**Written request:** Tally how many lines of these entries hold the string "this". Return the number alone.

_ _ _

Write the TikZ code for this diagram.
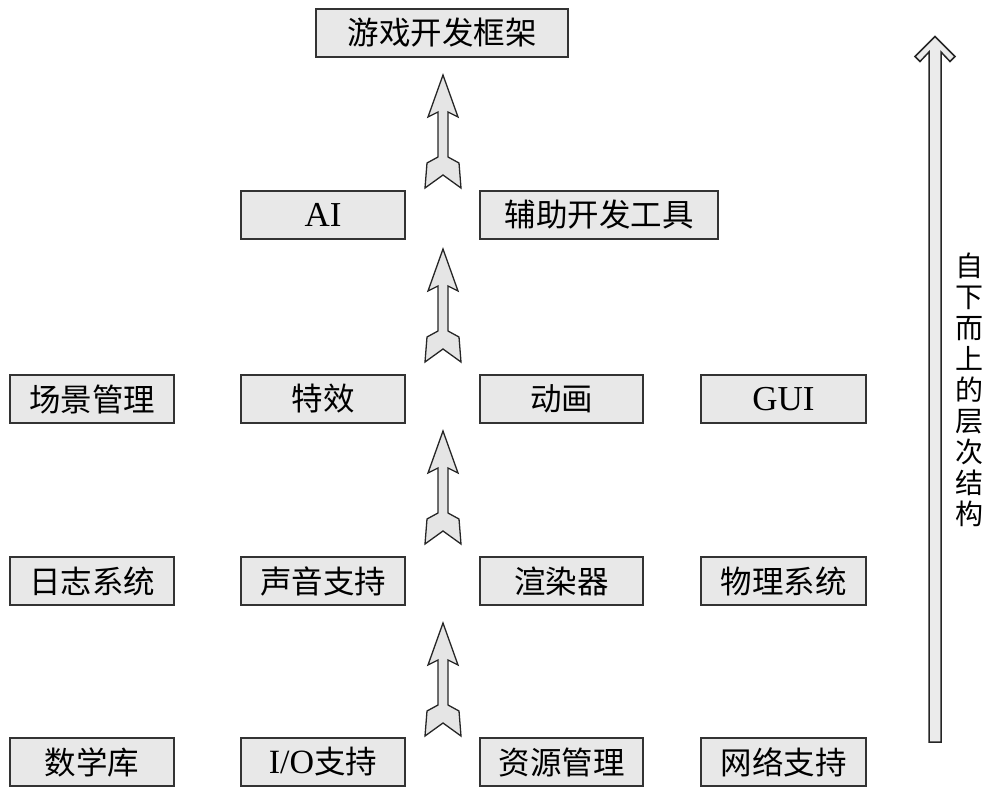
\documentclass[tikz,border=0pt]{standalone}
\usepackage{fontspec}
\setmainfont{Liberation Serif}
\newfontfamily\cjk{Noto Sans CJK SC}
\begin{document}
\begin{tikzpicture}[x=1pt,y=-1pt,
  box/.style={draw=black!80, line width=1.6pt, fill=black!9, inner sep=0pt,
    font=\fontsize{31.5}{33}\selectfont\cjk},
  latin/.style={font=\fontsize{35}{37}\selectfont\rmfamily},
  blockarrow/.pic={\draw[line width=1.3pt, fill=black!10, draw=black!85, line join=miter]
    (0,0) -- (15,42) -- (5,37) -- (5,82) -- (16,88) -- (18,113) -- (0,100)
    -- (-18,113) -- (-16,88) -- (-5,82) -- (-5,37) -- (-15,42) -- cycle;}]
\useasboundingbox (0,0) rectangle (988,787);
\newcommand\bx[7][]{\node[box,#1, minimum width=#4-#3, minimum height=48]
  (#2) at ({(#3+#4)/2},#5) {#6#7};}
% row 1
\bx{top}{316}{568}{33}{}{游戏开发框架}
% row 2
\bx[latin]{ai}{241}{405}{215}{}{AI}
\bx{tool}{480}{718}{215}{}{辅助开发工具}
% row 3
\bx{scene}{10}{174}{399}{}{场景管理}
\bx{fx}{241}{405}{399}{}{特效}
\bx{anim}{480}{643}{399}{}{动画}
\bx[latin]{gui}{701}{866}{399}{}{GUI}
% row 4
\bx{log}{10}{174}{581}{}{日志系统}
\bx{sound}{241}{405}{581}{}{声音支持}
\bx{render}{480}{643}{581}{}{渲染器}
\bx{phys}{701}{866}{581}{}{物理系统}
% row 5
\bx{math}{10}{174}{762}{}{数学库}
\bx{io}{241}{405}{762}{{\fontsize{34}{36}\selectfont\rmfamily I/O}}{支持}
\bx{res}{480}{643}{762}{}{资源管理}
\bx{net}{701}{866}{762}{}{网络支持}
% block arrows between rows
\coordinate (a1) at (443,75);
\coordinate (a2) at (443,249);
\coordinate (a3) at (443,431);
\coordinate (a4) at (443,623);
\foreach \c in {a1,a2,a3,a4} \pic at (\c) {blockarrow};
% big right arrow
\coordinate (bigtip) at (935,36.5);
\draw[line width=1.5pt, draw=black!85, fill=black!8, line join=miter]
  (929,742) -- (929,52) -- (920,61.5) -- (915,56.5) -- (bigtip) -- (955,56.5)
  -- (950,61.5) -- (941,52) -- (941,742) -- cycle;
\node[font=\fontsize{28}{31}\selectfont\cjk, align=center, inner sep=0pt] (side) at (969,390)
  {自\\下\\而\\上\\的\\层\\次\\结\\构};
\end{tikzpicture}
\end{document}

_ _ _

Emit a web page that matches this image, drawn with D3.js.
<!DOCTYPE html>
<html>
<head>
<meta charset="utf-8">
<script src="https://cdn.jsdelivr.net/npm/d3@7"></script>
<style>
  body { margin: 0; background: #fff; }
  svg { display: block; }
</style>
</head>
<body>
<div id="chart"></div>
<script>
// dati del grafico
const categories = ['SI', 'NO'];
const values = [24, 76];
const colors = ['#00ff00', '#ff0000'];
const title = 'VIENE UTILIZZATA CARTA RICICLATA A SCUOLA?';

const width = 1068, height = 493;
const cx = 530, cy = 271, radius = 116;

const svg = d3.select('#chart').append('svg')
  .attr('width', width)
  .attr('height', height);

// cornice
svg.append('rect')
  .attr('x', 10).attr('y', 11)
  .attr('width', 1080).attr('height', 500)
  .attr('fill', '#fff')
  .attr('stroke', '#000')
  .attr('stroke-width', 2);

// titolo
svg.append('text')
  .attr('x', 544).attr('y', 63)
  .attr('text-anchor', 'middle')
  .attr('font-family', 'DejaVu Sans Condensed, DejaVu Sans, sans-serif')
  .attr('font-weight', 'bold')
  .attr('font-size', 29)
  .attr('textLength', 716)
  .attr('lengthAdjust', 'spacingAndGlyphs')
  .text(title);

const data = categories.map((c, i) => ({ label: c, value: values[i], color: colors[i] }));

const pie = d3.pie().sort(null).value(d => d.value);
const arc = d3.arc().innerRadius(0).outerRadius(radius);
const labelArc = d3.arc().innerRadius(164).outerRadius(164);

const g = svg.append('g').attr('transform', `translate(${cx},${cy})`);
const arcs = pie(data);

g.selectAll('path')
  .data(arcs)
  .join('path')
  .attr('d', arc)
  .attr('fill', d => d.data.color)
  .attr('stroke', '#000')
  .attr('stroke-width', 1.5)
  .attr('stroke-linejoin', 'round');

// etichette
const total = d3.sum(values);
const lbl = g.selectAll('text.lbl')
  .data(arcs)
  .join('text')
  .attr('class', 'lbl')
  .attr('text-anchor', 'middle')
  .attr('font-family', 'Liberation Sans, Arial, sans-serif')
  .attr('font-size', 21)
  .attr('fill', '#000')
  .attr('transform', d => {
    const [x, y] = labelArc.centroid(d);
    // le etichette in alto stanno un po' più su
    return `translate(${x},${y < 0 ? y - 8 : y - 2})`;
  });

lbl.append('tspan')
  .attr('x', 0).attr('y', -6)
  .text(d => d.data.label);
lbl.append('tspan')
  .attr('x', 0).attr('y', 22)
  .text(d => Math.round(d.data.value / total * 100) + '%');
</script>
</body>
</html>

_ _ _

**Worked answer:** 2